Unfortunately, none of the local news indicates whether ODF renders the state free of the practice, or renders citizens free to engage in the practice. In the former case, it is equally unclear how the latter will be kept from engaging in the practice, or whether there are that many corks and stoppers in the entire state. It is pretty difficult even to discern exactly what the practice is. However, in either case, state officials gave assurances that bears will remain free to feces in the woods, as will the Pope too, if he should elect to visit Kerala.

City sanitation worker

During a state visit to Kerala, prime minister Narendra Modi suits up to become the first to free the state of open defecation.

In contrast, the American city of San Francisco has proclaimed itself a Mecca of open defecation. A record number of droppings has been counted in all eleven "supervisory" districts, by city employees who supervise that sort of thing. San Francisco is home to the Cow Palace, the Cow Hollow, and Cowtown Boots. (The UnNews Editorial Suite is nearby in Wikia City, but they are still fecesting bricks that Donald Trump has not been by to beg for an endorsement.) For this reason, it is hoped that most of the droppings are merely bovine. "Even this could be a factor in the city's global warming," said Supervisor David Campos, who supervises droppings in District Nine.

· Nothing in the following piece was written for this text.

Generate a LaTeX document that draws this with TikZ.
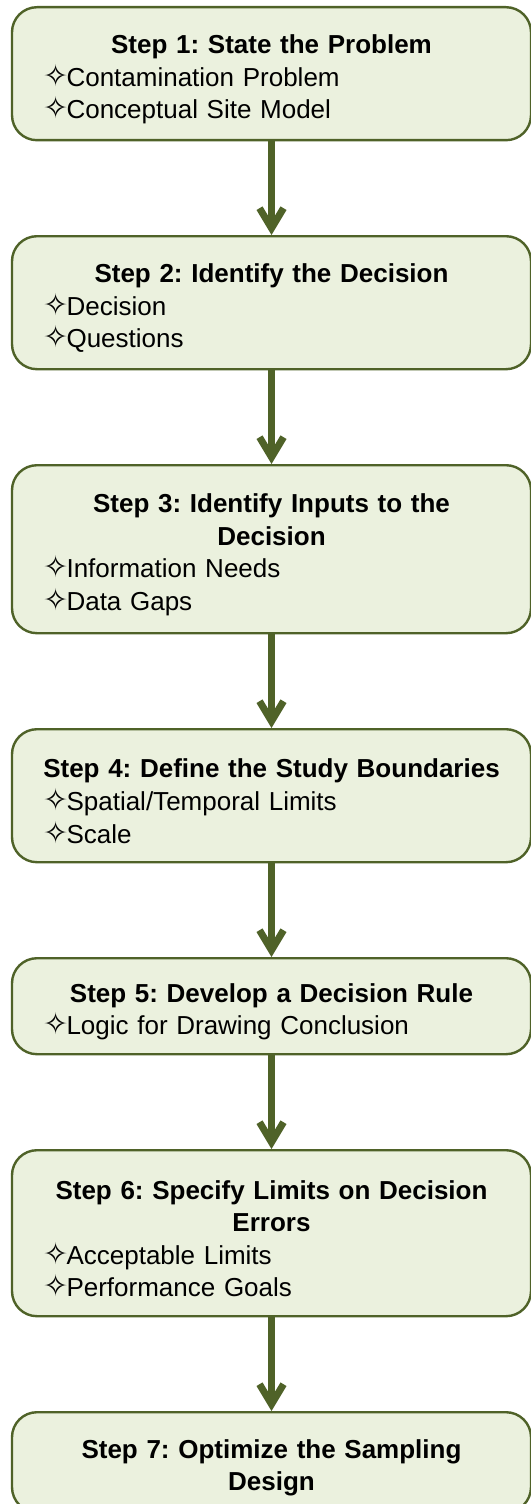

"There’s a lot more people that need services," said Public Works Director Mohammed Nuru, who is in charge of the clean-up. These services would include city-provided laxatives. "A lot of them are from people who are living on the streets. That’s a fact," he snapped, though this reporter had not expressed any doubt.

Luke Fuller, an analyst in the Controller’s Office, said of these tokens of poor control, "They are unusual in terms of citywide trends. Part of it could be because of gentrification." He explained that when a suburbanite moves downtown and restores a three-story apartment building, there is a natural urge to take a crap on the sidewalk — especially in the weeks before the building inspector arrives.